The joke “I read Playboy for the articles” takes on a whole new meaning when you learn that Roald Dahl wrote some of them.
Yes, you read that right; beloved children’s author Roald Freaking Dahl published work in Playboy.
Think about it: Charlie and ‘The Chocolate Factory’…? James and the ‘Giant Peach’…?
Ha, not quite.
But the fact that the magazine was just as filled with interviews, articles and fiction pieces by writers like Dahl, as it was with exploring the beauty of the female form, is relevant if you want to debate the value of Playboy founder Hugh Hefner’s contribution to society. Something the interwebs have been doing since his death was announced this week.

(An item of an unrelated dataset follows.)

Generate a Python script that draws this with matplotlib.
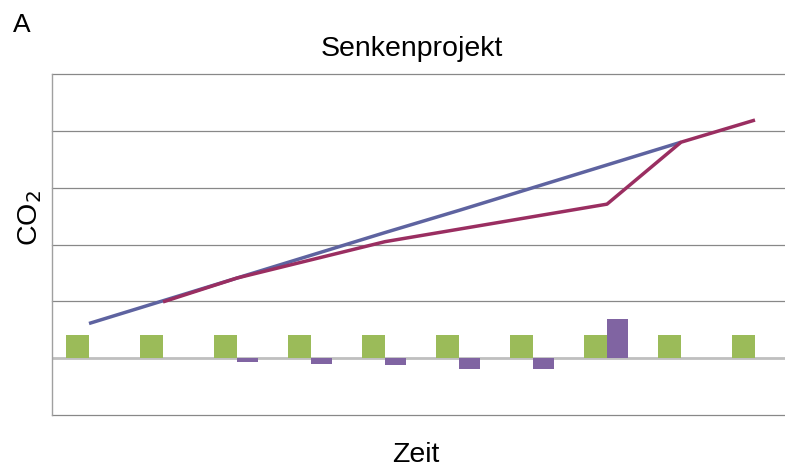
import matplotlib.pyplot as plt
import numpy as np

# datos (unidades de la rejilla)
kategorien = list(range(10))
senke_gruen = [0.40, 0.40, 0.40, 0.40, 0.40, 0.40, 0.40, 0.40, 0.40, 0.40]
diff_lila = [0, 0, -0.07, -0.10, -0.12, -0.19, -0.19, 0.69, 0, 0]
blau_x = [0, 1, 2, 3, 4, 5, 6, 7, 8]
blau_y = [0.61, 1.01, 1.41, 1.81, 2.21, 2.60, 3.00, 3.40, 3.80]
rot_x = [1, 2, 3, 4, 5, 6, 7, 8, 9]
rot_y = [0.99, 1.41, 1.73, 2.05, 2.27, 2.49, 2.71, 3.80, 4.19]
gitter = [-1, 1, 2, 3, 4, 5]

plt.rcParams['font.family'] = ['Liberation Sans', 'DejaVu Sans']

fig = plt.figure(figsize=(7.85, 4.7), dpi=100)
W, H = 785, 470
ax = fig.add_axes([52 / W, (H - 415) / H, (792 - 52) / W, (415 - 74) / H])

x = np.array(kategorien)
ax.bar(x - 0.31, senke_gruen, width=0.31, align='edge', color='#9BBB59', zorder=2)
ax.bar(x, diff_lila, width=0.29, align='edge', color='#8064A2', zorder=2)

ax.plot(blau_x, blau_y, color='#5E63A0', lw=2.5, zorder=3, solid_capstyle='butt')
ax.plot(rot_x, rot_y, color='#9A2E61', lw=2.5, zorder=4, solid_capstyle='butt')

# rejilla
for g in gitter:
    ax.axhline(g, color='#888888', lw=0.9, zorder=1, clip_on=False)
ax.axhline(0, color='#BFBFBF', lw=2, zorder=1)

ax.set_xlim(-0.5, 9.5)
ax.set_ylim(-1, 5)
ax.set_xticks([])
ax.set_yticks([])
for s in ['top', 'right', 'bottom']:
    ax.spines[s].set_visible(False)
ax.spines['left'].set_color('#A0A0A0')
ax.spines['left'].set_linewidth(1)

fig.text(13 / W, 1 - 32 / H, 'A', fontsize=19, ha='left', va='baseline')
fig.text(412 / W, 1 - 56 / H, 'Senkenprojekt', fontsize=20.5, ha='center', va='baseline')
fig.text(416 / W, 1 - 455 / H, 'Zeit', fontsize=20.5, ha='center', va='center')
fig.text(30 / W, 1 - 218 / H, 'CO$_2$', fontsize=20.5, rotation=90, ha='center', va='center')

fig.savefig('out.png', dpi=100)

I’m not saying you should consider Playboy for your Feminist Bitchez Book Club (although the discussion would teach you a lot about your friends). But you can’t look at Hugh Hefner’s life’s work and ignore his magazine’s literary legacy.
Sixty years ago, Hefner hired Playboy‘s first literary editor, Auguste Comte Spectorsky, hoping to source writing of substance to publish alongside of nudie spreads each month. That was his vision of the kind of reader that he wanted to attract; a man interested in prose and pussy.
And he made that happen. Hefner once said to a group of former Playmates at a Playboy reunion, “Without you, I’d [just] be the publisher of a literary magazine.”